Nottinghamshire Live is again calling on Nottinghamshire County Council’s Reform UK leadership to end its ban on the publication after a major element of it was lifted. A private meeting between two journalists and senior Reform politicians at the county council on Monday (September 29) saw an important element of the Nottinghamshire Live ban being lifted just over a month after it was first introduced.
Yet many elements of the ban still remain in place, affecting Nottinghamshire Live’s ability to cover the biggest authority in our area on behalf of hundreds of thousands of council tax payers. The ban was first confirmed on August 26 and has seen Nottinghamshire Live, along with the three BBC-funded local democracy reporters we manage, being denied interviews with county council leader Mick Barton.
Nottinghamshire Live has also been taken off the county council’s distribution list for press releases and will not be invited to any publicly-funded council events. The meeting on Monday means this ban has now been lifted for the BBC-funded local democracy reporters we manage, but remains in place for the rest of the Nottinghamshire Live team.
The ban was first introduced due to unhappiness from Reform’s county council leadership about an article on local government reorganisation, which contained a claim that those not voting for Councillor Barton’s preference on the issue could be suspended. The claim was put to the councillors concerned and to Councillor Barton himself and none of them took the opportunity to publicly deny it before publication.
The ban was seemingly watered down weeks after it was first introduced. The county council initially said Nottinghamshire Live would be banned from speaking to Councillor Barton and any of his councillors, but the council leader then said the ban only applied to himself.
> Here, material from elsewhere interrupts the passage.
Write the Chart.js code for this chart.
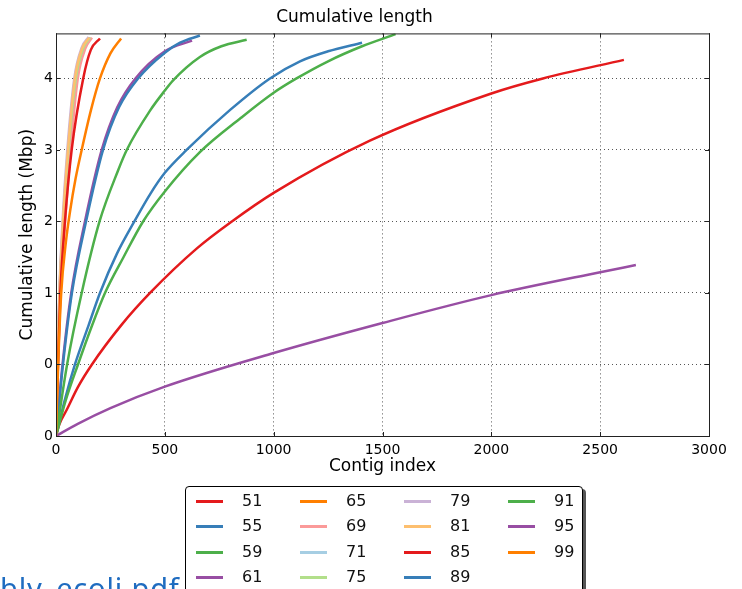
<!DOCTYPE html>
<html>
<head>
<meta charset="utf-8">
<title>Cumulative length</title>
<script src="https://cdn.jsdelivr.net/npm/chart.js@4.4.1/dist/chart.umd.min.js"></script>
<style>
  body { margin: 0; background: #fff; overflow: hidden; }
  #wrap { position: relative; width: 742px; height: 589px; overflow: hidden; }
  #legend {
    position: absolute; left: 185px; top: 486px; width: 396px; height: 130px;
    border: 1px solid #000; border-radius: 4px; background: #fff;
    box-shadow: 3px 3px 0 #555;
    font-family: "DejaVu Sans", sans-serif; font-size: 16px; color: #111;
  }
  .item { position: absolute; height: 20px; }
  .item span.ln { position: absolute; left: 0; top: 9px; width: 27px; height: 3px; }
  .item span.tx { position: absolute; left: 46px; top: 0; line-height: 20px; }
  #file {
    position: absolute; left: 0; top: 573px; font-family: "Noto Sans", sans-serif;
    font-size: 29px; line-height: 30px; letter-spacing: 0.8px; color: #1f6cc0; white-space: nowrap;
  }
</style>
</head>
<body>
<div id="wrap">
  <canvas id="lenChart" width="742" height="589"></canvas>
  <div id="file">bly_ecoli.pdf</div>
  <div id="legend"></div>
</div>
<script>
// k-mers y colores (mismo orden que la leyenda)
const kmers = ["51", "55", "59", "61", "65", "69", "71", "75", "79", "81", "85", "89", "91", "95", "99"];
const colors = ["#e41a1c", "#377eb8", "#4daf4a", "#984ea3", "#ff7f00", "#fb9a99", "#a6cee3", "#b2df8a",
  "#cab2d6", "#fdbf6f", "#e41a1c", "#377eb8", "#4daf4a", "#984ea3", "#ff7f00"];

// ticks de los ejes
const xTicks = [0, 500, 1000, 1500, 2000, 2500, 3000];
const yTicks = [0, 1, 2, 3, 4, 5];
const yTickLabels = ["0", "0", "1", "2", "3", "4"];

// curvas [indice de contig, longitud acumulada]
const k51 = [[0, 0], [15, 0.16], [50, 0.37], [100, 0.68], [165, 1], [300, 1.55], [432, 2], [646, 2.62], [808, 3], [1000, 3.4], [1442, 4.13], [2000, 4.79], [2237, 5.0], [2609, 5.26]];
const k55 = [[0, 0], [40, 0.5], [87, 1], [150, 1.55], [202, 2], [280, 2.55], [360, 3], [432, 3.38], [500, 3.68], [600, 4], [800, 4.56], [983, 5], [1121, 5.24], [1250, 5.38], [1406, 5.5]];
const k59 = [[0, 0], [45, 0.5], [101, 1], [160, 1.5], [225, 2], [310, 2.5], [400, 3], [500, 3.42], [661, 3.97], [850, 4.45], [1000, 4.8], [1105, 5], [1250, 5.24], [1406, 5.45], [1560, 5.62]];
const k61 = [[0, 0], [30, 1], [70, 2], [133, 3], [210, 4], [282, 4.6], [365, 5], [500, 5.38], [625, 5.53]];
const k65 = [[0, 0], [8, 1], [18, 2], [36, 3], [60, 4], [94, 5], [128, 5.42], [158, 5.57]];
const k69 = [[0, 0], [9, 1], [21, 2], [42, 3], [67, 4], [100, 5], [135, 5.42], [165, 5.57]];
const k71 = [[0, 0], [7, 1], [16, 2], [33, 3], [56, 4], [90, 5], [123, 5.42], [155, 5.57]];
const k75 = [[0, 0], [7, 1], [17, 2], [33, 3], [57, 4], [91, 5], [125, 5.42], [156, 5.57]];
const k79 = [[0, 0], [6, 1], [15, 2], [30, 3], [52, 4], [84, 5], [118, 5.43], [150, 5.58]];
const k81 = [[0, 0], [7, 1], [16, 2], [32, 3], [55, 4], [87, 5], [120, 5.42], [152, 5.57]];
const k85 = [[0, 0], [9, 1], [20, 2], [41, 3], [72, 4], [125, 5], [160, 5.4], [202, 5.56]];
const k89 = [[0, 0], [32, 1], [73, 2], [138, 3], [216, 4], [290, 4.6], [377, 5], [500, 5.36], [570, 5.5], [661, 5.6]];
const k91 = [[0, 0], [51, 1], [118, 2], [200, 3], [286, 3.72], [325, 4], [432, 4.55], [500, 4.83], [537, 4.97], [661, 5.3], [760, 5.45], [876, 5.54]];
const k95 = [[0, 0], [100, 0.17], [250, 0.39], [500, 0.69], [1000, 1.16], [1500, 1.58], [2000, 1.97], [2500, 2.29], [2664, 2.39]];
const k99 = [[0, 0], [10, 1], [24, 2], [45, 2.7], [65, 3.15], [90, 3.6], [118, 4], [160, 4.55], [202, 5], [250, 5.35], [299, 5.56]];

const series = [k51, k55, k59, k61, k65, k69, k71, k75, k79, k81, k85, k89, k91, k95, k99];

const font = "DejaVu Sans";

// marco y ticks interiores estilo matplotlib
const framePlugin = {
  id: "frame",
  afterDraw(chart) {
    const { ctx, chartArea: a, scales } = chart;
    ctx.save();
    ctx.strokeStyle = "#222";
    ctx.lineWidth = 1;
    ctx.strokeRect(a.left + 0.5, a.top + 0.5, a.right - a.left, a.bottom - a.top);
    ctx.beginPath();
    xTicks.forEach((v) => {
      const px = Math.round(scales.x.getPixelForValue(v)) + 0.5;
      ctx.moveTo(px, a.bottom); ctx.lineTo(px, a.bottom - 4);
      ctx.moveTo(px, a.top); ctx.lineTo(px, a.top + 4);
    });
    yTicks.forEach((v) => {
      const py = Math.round(scales.y.getPixelForValue(v)) + 0.5;
      ctx.moveTo(a.left, py); ctx.lineTo(a.left + 4, py);
      ctx.moveTo(a.right, py); ctx.lineTo(a.right - 4, py);
    });
    ctx.stroke();
    ctx.restore();
  },
};

const ctx = document.getElementById("lenChart").getContext("2d");
const lenChart = new Chart(ctx, {
  type: "line",
  data: {
    datasets: series.map((pts, i) => ({
      label: kmers[i],
      data: pts.map(([x, y]) => ({ x: x, y: y })),
      borderColor: colors[i],
      borderWidth: 2.5,
      pointRadius: 0,
      fill: false,
      cubicInterpolationMode: "monotone",
      order: series.length - i, // los ultimos quedan encima
    })),
  },
  options: {
    responsive: false,
    animation: false,
    devicePixelRatio: 1,
    layout: { padding: { left: 0, right: 33, top: 0, bottom: 103 } },
    plugins: {
      legend: { display: false },
      tooltip: { enabled: false },
      title: {
        display: true,
        text: "Cumulative length",
        color: "#000",
        font: { family: font, size: 17, weight: "normal" },
        padding: { top: 7, bottom: 6 },
      },
    },
    scales: {
      x: {
        type: "linear",
        min: 0,
        max: 3000,
        afterFit: (s) => { s.height = 50; },
        afterBuildTicks: (s) => { s.ticks = xTicks.map((v) => ({ value: v })); },
        ticks: {
          color: "#000",
          padding: 6,
          font: { family: font, size: 14 },
          maxRotation: 0,
          callback: (v) => String(v),
        },
        grid: { color: "#555", lineWidth: 1, borderDash: [1, 3], drawTicks: false },
        border: { display: false, dash: [1, 3] },
        title: {
          display: true,
          text: "Contig index",
          color: "#000",
          font: { family: font, size: 17 },
          padding: { top: 0, bottom: 9 },
        },
      },
      y: {
        type: "linear",
        min: 0,
        max: 5.63,
        afterFit: (s) => { s.width = 56; },
        afterBuildTicks: (s) => { s.ticks = yTicks.map((v) => ({ value: v })); },
        ticks: {
          color: "#000",
          padding: 3,
          font: { family: font, size: 14 },
          callback: (v, i) => yTickLabels[i],
        },
        grid: { color: "#555", lineWidth: 1, borderDash: [1, 3], drawTicks: false },
        border: { display: false, dash: [1, 3] },
        title: {
          display: true,
          text: "Cumulative length (Mbp)",
          color: "#000",
          font: { family: font, size: 17 },
          padding: { top: 17, bottom: 0 },
        },
      },
    },
  },
  plugins: [framePlugin],
});

// leyenda en 4 filas, por columnas
const legend = document.getElementById("legend");
kmers.forEach((k, i) => {
  const col = Math.floor(i / 4);
  const row = i % 4;
  const item = document.createElement("div");
  item.className = "item";
  item.style.left = 10 + col * 104 + "px";
  item.style.top = 4 + row * 25.4 + "px";
  item.innerHTML = '<span class="ln" style="background:' + colors[i] + '"></span><span class="tx">' + k + "</span>";
  legend.appendChild(item);
});
</script>
</body>
</html>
The three local democracy reporters managed by Nottinghamshire Live will now be added back to the authority’s press mailing list and will be able to engage in interviews with Reform councillors, as well as receiving invitations to events. The same will not be true for any other Nottinghamshire Live journalists.
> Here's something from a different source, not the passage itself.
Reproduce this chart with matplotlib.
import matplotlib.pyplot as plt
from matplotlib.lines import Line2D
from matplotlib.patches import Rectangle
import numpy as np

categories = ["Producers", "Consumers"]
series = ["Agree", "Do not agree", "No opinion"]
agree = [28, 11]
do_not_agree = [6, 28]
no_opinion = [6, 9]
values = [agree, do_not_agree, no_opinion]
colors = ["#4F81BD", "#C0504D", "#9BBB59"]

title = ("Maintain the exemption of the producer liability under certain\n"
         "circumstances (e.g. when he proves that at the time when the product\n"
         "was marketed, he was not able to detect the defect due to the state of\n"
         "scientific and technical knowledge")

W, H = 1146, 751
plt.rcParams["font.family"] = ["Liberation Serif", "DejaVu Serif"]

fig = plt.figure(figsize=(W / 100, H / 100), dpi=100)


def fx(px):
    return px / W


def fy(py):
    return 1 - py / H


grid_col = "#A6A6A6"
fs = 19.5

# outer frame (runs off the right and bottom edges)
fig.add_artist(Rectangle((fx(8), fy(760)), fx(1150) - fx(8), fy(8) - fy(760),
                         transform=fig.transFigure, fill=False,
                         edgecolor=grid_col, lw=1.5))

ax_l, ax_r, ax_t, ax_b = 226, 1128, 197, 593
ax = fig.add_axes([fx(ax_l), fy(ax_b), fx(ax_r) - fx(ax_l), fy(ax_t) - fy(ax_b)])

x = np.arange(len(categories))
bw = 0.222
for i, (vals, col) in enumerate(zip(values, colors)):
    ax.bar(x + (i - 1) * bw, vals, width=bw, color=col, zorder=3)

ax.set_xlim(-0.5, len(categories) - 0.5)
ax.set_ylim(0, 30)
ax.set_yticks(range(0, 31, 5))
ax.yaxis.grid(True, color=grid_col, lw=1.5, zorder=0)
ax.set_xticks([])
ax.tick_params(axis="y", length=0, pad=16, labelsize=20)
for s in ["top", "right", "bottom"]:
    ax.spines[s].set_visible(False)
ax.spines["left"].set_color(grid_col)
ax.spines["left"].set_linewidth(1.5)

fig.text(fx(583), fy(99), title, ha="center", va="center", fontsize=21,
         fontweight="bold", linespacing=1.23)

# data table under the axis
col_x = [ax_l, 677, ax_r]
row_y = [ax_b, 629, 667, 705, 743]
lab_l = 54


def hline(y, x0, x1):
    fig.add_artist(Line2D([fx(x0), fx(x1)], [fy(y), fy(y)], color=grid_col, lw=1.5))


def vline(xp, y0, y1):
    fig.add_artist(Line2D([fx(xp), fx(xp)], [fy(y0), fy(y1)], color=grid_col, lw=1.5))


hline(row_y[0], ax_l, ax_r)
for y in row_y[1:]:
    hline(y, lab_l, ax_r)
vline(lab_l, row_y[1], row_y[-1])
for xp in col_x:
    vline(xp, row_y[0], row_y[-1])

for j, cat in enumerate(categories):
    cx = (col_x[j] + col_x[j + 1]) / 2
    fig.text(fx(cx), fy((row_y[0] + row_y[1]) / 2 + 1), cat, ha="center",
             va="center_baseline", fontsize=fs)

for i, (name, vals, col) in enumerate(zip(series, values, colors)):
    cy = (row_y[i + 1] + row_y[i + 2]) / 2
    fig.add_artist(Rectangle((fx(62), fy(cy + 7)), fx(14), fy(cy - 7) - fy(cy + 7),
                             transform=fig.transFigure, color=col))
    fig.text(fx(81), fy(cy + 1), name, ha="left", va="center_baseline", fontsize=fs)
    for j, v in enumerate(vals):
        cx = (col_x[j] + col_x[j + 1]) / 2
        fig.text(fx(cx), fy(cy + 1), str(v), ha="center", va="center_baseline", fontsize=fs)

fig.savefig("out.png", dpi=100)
We are again calling for Reform UK’s Nottinghamshire leaders to lift the ban in full. The continuation of the ban in any form is affecting our scrutiny of a taxpayer-funded authority with a budget of over £1 billion, covering a population of 800,000 people by delivering vital services ranging from schools to social care.
The situation has been condemned by Prime Minister Keir Starmer, a cross-party group of former Nottinghamshire County Council leaders, Nottinghamshire MPs and the 43,000 people at the time of writing who have signed a petition calling for the ban to be reversed. The ban was even mentioned in the US Congress when Reform leader Nigel Farage was grilled on the issue during a discussion on freedom of speech.
The lifting of the ban for our local democracy reporters is a welcome step in the right direction. Yet for full public transparency to be restored, Reform must go further – and fast.